How Can Artists Today Find Authenticity in a World of Social Media and Constant Performance?

Dig it—authenticity isn't something you perform. The minute you're thinking about how your authenticity looks on somebody else's screen, you've lost it. That's the trap right there.

When I was coming up, you had radio and live shows. You had a record that stayed in stores and got played on the turntable in people's homes. That was it. You couldn't refresh your image every week or show the world what you had for breakfast. In a strange way, that limitation created freedom. You had to be solid. You had to have something real underneath because you couldn't change it on a whim.

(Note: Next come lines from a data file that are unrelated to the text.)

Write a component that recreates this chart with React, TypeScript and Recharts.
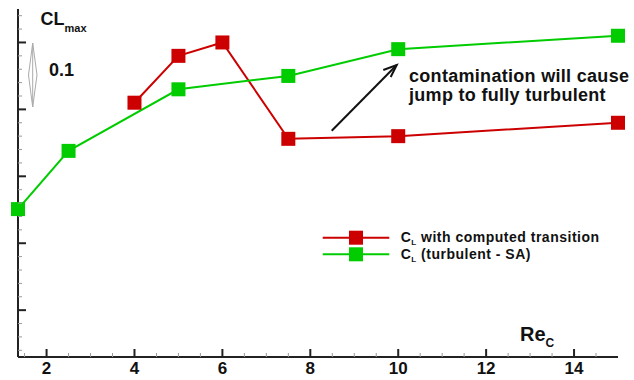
import React from "react";
import { LineChart, Line, XAxis, YAxis } from "recharts";

const transitionRe = [4, 5, 6, 7.5, 10, 15];
const transitionCl = [1.51, 1.58, 1.6, 1.456, 1.46, 1.48];
const turbulentRe = [1.35, 2.5, 5, 7.5, 10, 15];
const turbulentCl = [1.351, 1.438, 1.53, 1.55, 1.59, 1.61];

const xTicks = [
  1.5, 2, 2.5, 3, 3.5, 4, 4.5, 5, 5.5, 6, 6.5, 7, 7.5, 8, 8.5, 9, 9.5, 10,
  10.5, 11, 11.5, 12, 12.5, 13, 13.5, 14, 14.5,
];
const xLabels = [2, 4, 6, 8, 10, 12, 14];
const yTicks = [
  1.14, 1.16, 1.18, 1.2, 1.22, 1.24, 1.26, 1.28, 1.3, 1.32, 1.34, 1.36, 1.38,
  1.4, 1.42, 1.44, 1.46, 1.48, 1.5, 1.52, 1.54, 1.56, 1.58, 1.6, 1.62, 1.64,
];
const yMajor = [1.2, 1.3, 1.4, 1.5, 1.6];

const RED = "#cc0000";
const GREEN = "#00cc00";
const AXIS = "#222";
const FONT = "'Liberation Sans', Arial, sans-serif";

const transitionData = transitionRe.map((re, i) => ({ re, cl: transitionCl[i] }));
const turbulentData = turbulentRe.map((re, i) => ({ re, cl: turbulentCl[i] }));

function isMajor(list: number[], v: number) {
  return list.some((m) => Math.abs(m - v) < 1e-6);
}

function XTick(props: any) {
  const { x, y, payload } = props;
  const major = isMajor(xLabels, payload.value);
  return (
    <g>
      <line
        x1={x}
        x2={x}
        y1={y}
        y2={y - (major ? 8 : 4)}
        stroke={major ? AXIS : "#999"}
        strokeWidth={major ? 2 : 1}
      />
      {major && (
        <text
          x={x}
          y={y + 16.5}
          textAnchor="middle"
          fontFamily={FONT}
          fontWeight={700}
          fontSize={17}
          fill="#111"
        >
          {payload.value}
        </text>
      )}
    </g>
  );
}

function YTick(props: any) {
  const { x, y, payload } = props;
  const major = isMajor(yMajor, payload.value);
  return (
    <line
      x1={x}
      x2={x + (major ? 8 : 4)}
      y1={y}
      y2={y}
      stroke={major ? AXIS : "#999"}
      strokeWidth={major ? 2 : 1}
    />
  );
}

function squareDot(color: string) {
  return (p: any) => (
    <rect
      key={`${color}-${p.index}`}
      x={p.cx - 7}
      y={p.cy - 7}
      width={14}
      height={14}
      fill={color}
    />
  );
}

function Overlay() {
  return (
    <svg
      width={634}
      height={380}
      style={{ position: "absolute", left: 0, top: 0, pointerEvents: "none" }}
      fontFamily={FONT}
      fontWeight={700}
    >
      <text x={40.5} y={25} fontSize={18} fill="#111">
        CL<tspan fontSize={11} dy={7}>max</tspan>
      </text>
      <text x={49} y={76} fontSize={18} fill="#111">
        0.1
      </text>
      <g stroke="#aaa" strokeWidth={1} fill="none">
        <line x1={32.7} y1={43} x2={32.7} y2={107} />
        <polyline points="28.5,75 32.7,43 37,75" />
        <polyline points="28.5,75 32.7,107 37,75" />
      </g>

      <g stroke="#111" strokeWidth={2} fill="none">
        <line x1={331.7} y1={130.7} x2={396.7} y2={65} />
        <polyline points="383.3,70 396.7,65 390.7,77" />
      </g>
      <text x={409} y={82} fontSize={18} letterSpacing={0.3} fill="#111">
        contamination will cause
      </text>
      <text x={409} y={100.5} fontSize={18} letterSpacing={0.3} fill="#111">
        jump to fully turbulent
      </text>

      <line x1={322.7} y1={237.7} x2={389.3} y2={237.7} stroke={RED} strokeWidth={2} />
      <rect x={349} y={230.7} width={14} height={14} fill={RED} />
      <text x={400.7} y={242} fontSize={14} letterSpacing={0.5} fill="#111">
        C<tspan fontSize={8} dy={3}>L</tspan>
        <tspan dy={-3}> with computed transition</tspan>
      </text>
      <line x1={322.7} y1={254.3} x2={389.3} y2={254.3} stroke={GREEN} strokeWidth={2} />
      <rect x={349} y={247.3} width={14} height={14} fill={GREEN} />
      <text x={400.7} y={258.6} fontSize={14} letterSpacing={0.5} fill="#111">
        C<tspan fontSize={8} dy={3}>L</tspan>
        <tspan dy={-3}> (turbulent - SA)</tspan>
      </text>

      <text x={520} y={341} fontSize={20} fill="#111">
        Re<tspan fontSize={12} dy={6}>C</tspan>
      </text>
    </svg>
  );
}

export default function App() {
  return (
    <div style={{ position: "absolute", left: 0, top: 0, width: 634, height: 380, background: "#fff" }}>
      <LineChart
        width={634}
        height={380}
        margin={{ top: 9, right: 16, bottom: 0, left: 16 }}
      >
        <XAxis
          type="number"
          dataKey="re"
          domain={[1.35, 15]}
          ticks={xTicks}
          interval={0}
          height={23}
          tickSize={0}
          tickMargin={0}
          tickLine={false}
          axisLine={{ stroke: AXIS, strokeWidth: 2 }}
          tick={<XTick />}
        />
        <YAxis
          type="number"
          dataKey="cl"
          domain={[1.13, 1.65]}
          ticks={yTicks}
          interval={0}
          width={2}
          tickSize={0}
          tickMargin={0}
          tickLine={false}
          axisLine={{ stroke: AXIS, strokeWidth: 2 }}
          tick={<YTick />}
        />
        <Line
          data={transitionData}
          dataKey="cl"
          type="linear"
          stroke={RED}
          strokeWidth={2}
          dot={squareDot(RED)}
          activeDot={false}
          isAnimationActive={false}
        />
        <Line
          data={turbulentData}
          dataKey="cl"
          type="linear"
          stroke={GREEN}
          strokeWidth={2}
          dot={squareDot(GREEN)}
          activeDot={false}
          isAnimationActive={false}
        />
      </LineChart>
      <Overlay />
    </div>
  );
}
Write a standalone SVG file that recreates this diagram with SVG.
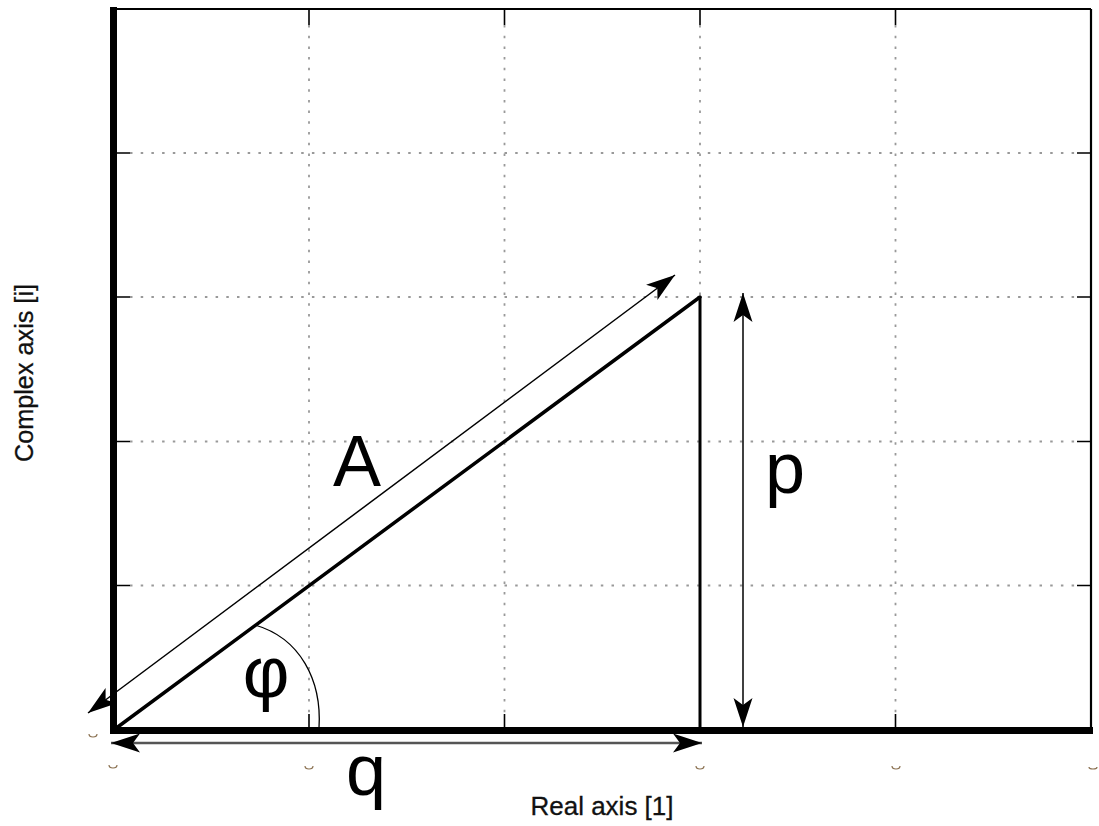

Now, I understand the world's different. You've got tools to reach people directly, and that's beautiful if you use it right. But here's what you can't do: you can't be five different people on five different platforms and still call yourself an artist. That's not authenticity, that's marketing. That's being a product instead of a person.

Authentic means this—you make work that comes from something true inside you, and you present it without apology. You don't ask the internet's permission. You don't poll people about whether your vision is likable. You make the work because you have to, because something inside you will die if you don't express it. Then you put it out into the world and you accept that some people will dig it and some won't. That's the deal.

The artists I respect, the ones doing real work, they're not thinking about engagement metrics when they're creating. They're thinking about truth. They're thinking about what they need to say and how to say it in a way that's never been said before. The likes and followers—that's what comes after if you're lucky. It can't be what guides you.

Here's my advice: get offline and get into your instrument, your craft, your vision. Sit with it alone until you know it better than you know your own name. Then share it, sure, but remember—you're not performing authenticity for an algorithm. You're offering your truth to people. Those are two different things. One builds something that lasts. The other builds traffic. Choose the former, and everything else will follow.